Word for word, give the material below again, minus any images.

DATA EXCERPT:
▶

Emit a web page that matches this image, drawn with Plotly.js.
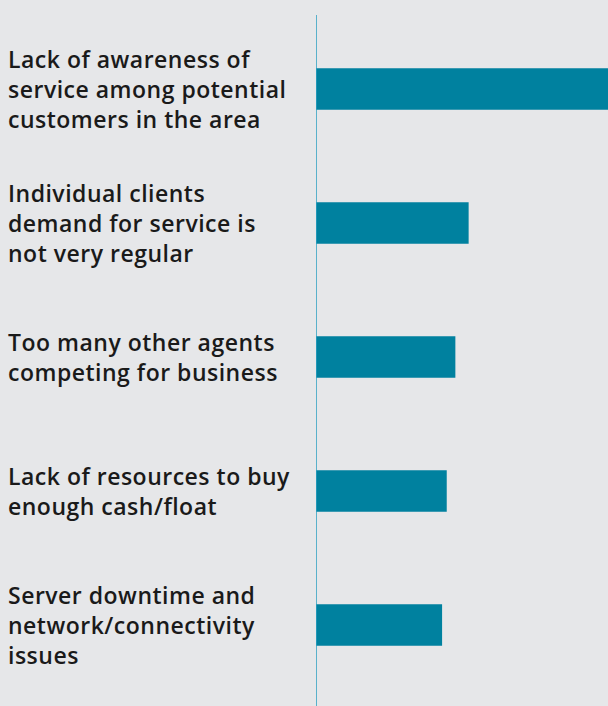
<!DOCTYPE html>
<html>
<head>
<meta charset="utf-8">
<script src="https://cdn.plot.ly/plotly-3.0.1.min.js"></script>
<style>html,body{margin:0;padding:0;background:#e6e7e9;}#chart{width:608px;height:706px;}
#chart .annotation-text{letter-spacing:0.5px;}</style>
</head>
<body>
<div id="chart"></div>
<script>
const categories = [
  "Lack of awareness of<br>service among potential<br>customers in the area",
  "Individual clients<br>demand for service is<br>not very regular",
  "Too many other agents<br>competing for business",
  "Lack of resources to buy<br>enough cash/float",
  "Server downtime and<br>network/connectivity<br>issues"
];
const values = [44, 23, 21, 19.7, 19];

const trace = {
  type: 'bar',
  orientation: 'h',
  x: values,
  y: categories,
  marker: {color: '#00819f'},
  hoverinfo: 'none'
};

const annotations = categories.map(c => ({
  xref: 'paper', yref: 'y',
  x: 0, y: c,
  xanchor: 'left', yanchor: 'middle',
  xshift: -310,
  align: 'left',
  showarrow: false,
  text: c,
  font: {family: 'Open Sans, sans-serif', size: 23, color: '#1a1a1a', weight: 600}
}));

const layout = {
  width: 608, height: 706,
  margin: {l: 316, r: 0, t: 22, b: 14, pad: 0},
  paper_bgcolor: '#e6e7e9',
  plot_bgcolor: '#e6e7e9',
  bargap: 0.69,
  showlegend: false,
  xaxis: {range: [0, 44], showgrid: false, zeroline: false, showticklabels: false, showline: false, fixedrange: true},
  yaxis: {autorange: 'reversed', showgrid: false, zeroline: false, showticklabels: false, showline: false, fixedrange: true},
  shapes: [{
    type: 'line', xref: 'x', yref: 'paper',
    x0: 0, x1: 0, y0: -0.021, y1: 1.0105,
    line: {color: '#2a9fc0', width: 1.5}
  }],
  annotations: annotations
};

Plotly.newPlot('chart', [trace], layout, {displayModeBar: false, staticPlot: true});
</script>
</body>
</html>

◀

OUTPUT OF THE EXERCISE:
Emit a web page that matches this image, drawn with Plotly.js.
<!DOCTYPE html>
<html>
<head>
<meta charset="utf-8">
<script src="https://cdn.plot.ly/plotly-3.0.1.min.js"></script>
<style>html,body{margin:0;padding:0;background:#e6e7e9;}#chart{width:608px;height:706px;}
#chart .annotation-text{letter-spacing:0.5px;}</style>
</head>
<body>
<div id="chart"></div>
<script>
const categories = [
  "Lack of awareness of<br>service among potential<br>customers in the area",
  "Individual clients<br>demand for service is<br>not very regular",
  "Too many other agents<br>competing for business",
  "Lack of resources to buy<br>enough cash/float",
  "Server downtime and<br>network/connectivity<br>issues"
];
const values = [44, 23, 21, 19.7, 19];

const trace = {
  type: 'bar',
  orientation: 'h',
  x: values,
  y: categories,
  marker: {color: '#00819f'},
  hoverinfo: 'none'
};

const annotations = categories.map(c => ({
  xref: 'paper', yref: 'y',
  x: 0, y: c,
  xanchor: 'left', yanchor: 'middle',
  xshift: -310,
  align: 'left',
  showarrow: false,
  text: c,
  font: {family: 'Open Sans, sans-serif', size: 23, color: '#1a1a1a', weight: 600}
}));

const layout = {
  width: 608, height: 706,
  margin: {l: 316, r: 0, t: 22, b: 14, pad: 0},
  paper_bgcolor: '#e6e7e9',
  plot_bgcolor: '#e6e7e9',
  bargap: 0.69,
  showlegend: false,
  xaxis: {range: [0, 44], showgrid: false, zeroline: false, showticklabels: false, showline: false, fixedrange: true},
  yaxis: {autorange: 'reversed', showgrid: false, zeroline: false, showticklabels: false, showline: false, fixedrange: true},
  shapes: [{
    type: 'line', xref: 'x', yref: 'paper',
    x0: 0, x1: 0, y0: -0.021, y1: 1.0105,
    line: {color: '#2a9fc0', width: 1.5}
  }],
  annotations: annotations
};

Plotly.newPlot('chart', [trace], layout, {displayModeBar: false, staticPlot: true});
</script>
</body>
</html>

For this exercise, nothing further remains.